Patients Were Randomized to Embolectomy or Medical Therapy
Dr. Kidwell and colleagues studied 118 patients with acute ischemic stroke in the Mechanical Retrieval and Recanalization of Stroke Clots Using Embolectomy (MR RESCUE) trial, a multicenter, randomized, controlled, blinded-outcome study conducted at 22 sites in North America. The researchers screened patients within eight hours of symptom onset with multimodal MRI or CT. If the vessel imaging showed a distal internal carotid artery occlusion or a possible middle cerebral artery occlusion, patients were randomized to embolectomy or to standard medical care. Embolectomies were performed with the Merci Retriever or the Penumbra System. Randomization was stratified by either a favorable penumbral pattern or nonpenumbral pattern.

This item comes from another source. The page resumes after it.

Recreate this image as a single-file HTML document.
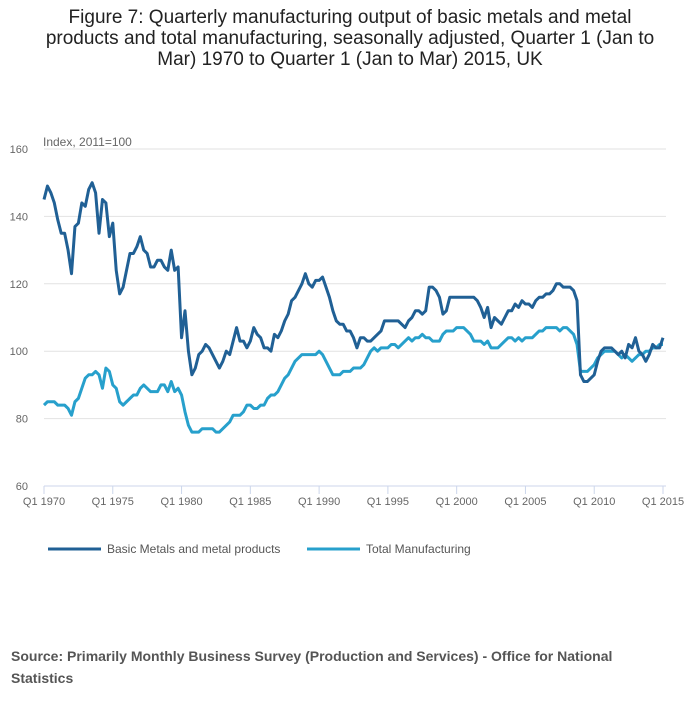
<!DOCTYPE html>
<html><head><meta charset="utf-8"><style>
body{margin:0;width:700px;height:707px;background:#fff;font-family:"Liberation Sans",sans-serif;overflow:hidden}
#title{position:absolute;left:0;top:7px;width:700px;text-align:center;font-size:19px;line-height:21px;color:#222}
#src{position:absolute;left:11px;top:645px;font-size:14px;font-weight:bold;color:#555;line-height:22px}
svg{position:absolute;left:0;top:0}
</style></head><body>
<div id="title">Figure 7: Quarterly manufacturing output of basic metals and metal<br>products and total manufacturing, seasonally adjusted, Quarter 1 (Jan to<br>Mar) 1970 to Quarter 1 (Jan to Mar) 2015, UK</div>
<svg id="chart" width="700" height="707"></svg>
<div id="src">Source: Primarily Monthly Business Survey (Production and Services) - Office for National<br>Statistics</div>
<script>
const startYear = 1970;
const yTicks = [60,80,100,120,140,160];
const xTickYears = [1970,1975,1980,1985,1990,1995,2000,2005,2010,2015];
const seriesNames = ["Basic Metals and metal products","Total Manufacturing"];
const metals = [145,149,147,144, 139,135,135,130, 123,137,138,144, 143,148,150,147, 135,145,144,134, 138,124,117,119, 124,129,129,131, 134,130,129,125, 125,127,127,125, 124,130,124,125, 104,112,100,93, 95,99,100,102, 101,99,97,95, 97,100,99,103, 107,103,103,101, 103,107,105,104, 101,101,100,105, 104,106,109,111, 115,116,118,120, 123,120,119,121, 121,122,119,116, 112,109,108,108, 106,106,104,101, 104,104,103,103, 104,105,106,109, 109,109,109,109, 108,107,109,110, 112,112,111,112, 119,119,118,116, 111,112,116,116, 116,116,116,116, 116,116,115,113, 110,113,107,110, 109,108,110,112, 112,114,113,115, 114,114,113,115, 116,116,117,117, 118,120,120,119, 119,119,118,115, 93,91,91,92, 93,97,100,101, 101,101,100,99, 100,98,102,101, 104,100,99,97, 99,102,101,101, 104];
const manuf = [84,85,85,85, 84,84,84,83, 81,85,86,89, 92,93,93,94, 93,89,95,94, 90,89,85,84, 85,86,87,87, 89,90,89,88, 88,88,90,90, 88,91,88,89, 87,82,78,76, 76,76,77,77, 77,77,76,76, 77,78,79,81, 81,81,82,84, 84,83,83,84, 84,86,87,87, 88,90,92,93, 95,97,98,99, 99,99,99,99, 100,99,97,95, 93,93,93,94, 94,94,95,95, 95,96,98,100, 101,100,101,101, 101,102,102,101, 102,103,104,103, 104,104,105,104, 104,103,103,103, 105,106,106,106, 107,107,107,106, 105,103,103,103, 102,103,101,101, 101,102,103,104, 104,103,104,103, 104,104,104,105, 106,106,107,107, 107,107,106,107, 107,106,105,102, 94,94,94,95, 96,98,99,100, 100,100,100,99, 98,99,98,97, 98,99,99,100, 100,101,101,102, 102];
const colors = ["#206095","#27a0cc"];
const svg = document.getElementById('chart');
const NS = "http://www.w3.org/2000/svg";
const x0=44, x1=663, yTop=149, yBot=486;
const nQ = metals.length;
const xS = q => x0 + q*(x1-x0)/(nQ-1);
const yS = v => yBot - (v-60)*(yBot-yTop)/100;
function mk(tag, attrs){const e=document.createElementNS(NS,tag);for(const k in attrs)e.setAttribute(k,attrs[k]);svg.appendChild(e);return e;}
yTicks.forEach(t=>{
  if(t!==60){
    const g=mk('line',{x1:x0,x2:666,y1:yS(t),y2:yS(t),stroke:'#e2e2e2','stroke-width':1});
    
    
  }
  const l=mk('text',{x:28,y:yS(t)+4,'font-size':11,fill:'#666','text-anchor':'end'});
  l.textContent=t;
  
  
});
const ax=mk('line',{x1:x0,x2:666,y1:yBot,y2:yBot,stroke:'#ccd6eb','stroke-width':1});


const yt=mk('text',{x:43,y:146,'font-size':12,fill:'#666'});
yt.textContent='Index, 2011=100';


xTickYears.forEach(y=>{
  const q=(y-startYear)*4, x=xS(q);
  const tk=mk('line',{x1:x,x2:x,y1:yBot,y2:yBot+8,stroke:'#ccd6eb'});
  
  
  const l=mk('text',{x:x,y:505,'font-size':11,fill:'#666','text-anchor':'middle'});
  l.textContent='Q1 '+y;
  
  
});
[manuf,metals].forEach((s)=>{
  const ci = s===metals?0:1;
  const p=mk('polyline',{points:s.map((v,q)=>xS(q)+','+yS(v)).join(' '),fill:'none',stroke:colors[ci],'stroke-width':3,'stroke-linejoin':'round'});
  
  
});
const lx=[48,307];
seriesNames.forEach((n,i)=>{
  const ln=mk('line',{x1:lx[i],x2:lx[i]+53,y1:549,y2:549,stroke:colors[i],'stroke-width':3});
  
  
  const t=mk('text',{x:lx[i]+59,y:553,'font-size':12,fill:'#555'});
  t.textContent=n;
  
  
});
</script>
</body></html>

Patients’ mean age was 65.5, and their median NIH Stroke Scale score was 17. Mean time to enrollment was 5.5 hours. More than half (58%) of patients had a favorable penumbral pattern. A total of 37% of patients received IV t-PA, and 80% were screened with MRI. The study’s mortality rate was 21%, and the symptomatic hemorrhage rate was 4%. Neither of these rates differed among the four patient subgroups. Of the patients in the embolectomy arm, 67% had partial or complete recanalization following the procedure.

Early Reperfusion Was Associated With Good Outcomes
A shift analysis of the day 90 modified Rankin scores revealed no significant interaction between treatment assignment and penumbral pattern, said Dr. Kidwell. Patients with a penumbral pattern who received standard care were more likely to have good outcomes, as defined by a modified Rankin score of 0 to 2, than the other three patient groups, but this result did not reach statistical significance. A receiver–operator curve analysis failed to identify a threshold of predicted core volume that would have yielded a significant difference in outcomes, based on treatment assignment and favorable penumbral pattern.

Patients with substantial reperfusion or partial or complete revascularization at day seven had improved clinical outcomes, as measured by day 90 modified Rankin scores, and attenuated infarct growth, regardless of treatment assignment or penumbral pattern. “Had we not had a control arm, we would not have been able to show that the benefit from revascularization was not an acute embolectomy treatment effect,” observed Dr. Kidwell.

First-Generation Devices May Have Influenced the Study Results
Dr. Kidwell proposed various factors that could explain the study results. For example, the investigators used only first-generation devices that have relatively low recanalization rates, compared with new generation stent retriever devices. The team also introduced two imaging techniques that may have led to different penumbral prediction patterns. Patients with a penumbral pattern may have had a higher chance of favorable outcomes, regardless of the treatment assignment, because they had the support of collateral vessels until spontaneous recanalization occurred. “It’s possible that the penumbral imaging selection hypothesis, as currently conceived, may be flawed,” said Dr. Kidwell.

“MR RESCUE underscores the importance of confirming hypotheses in randomized, controlled trials prior to implementing treatment approaches in current clinical practice,” she continued. “We believe that further randomized, controlled trials with new-generation stent-retriever devices are needed to test the full spectrum of the penumbral-imaging selection hypothesis and to test the clinical efficacy of the new-generation stent-retriever devices.”

Unanswered Questions
In an editorial published online in the February 8 issue of the New England Journal of Medicine, Marc I. Chimowitz, MB, ChB, analyzed Dr. Kidwell’s theory that a favorable penumbral pattern may identify patients who are likely to have a good outcome regardless of treatment assignment. This hypothesis “does not explain why only 14 to 23% of patients with a favorable penumbral pattern had a good outcome in MR RESCUE,” said Dr. Chimowitz, who is a professor of neurology at the Medical University of South Carolina in Charleston. “It may be because the penumbral pattern lacks specificity as a marker of durable tissue viability—in other words, only a subgroup of patients with a favorable penumbral pattern have ischemic brain tissue that can recover with later reperfusion.”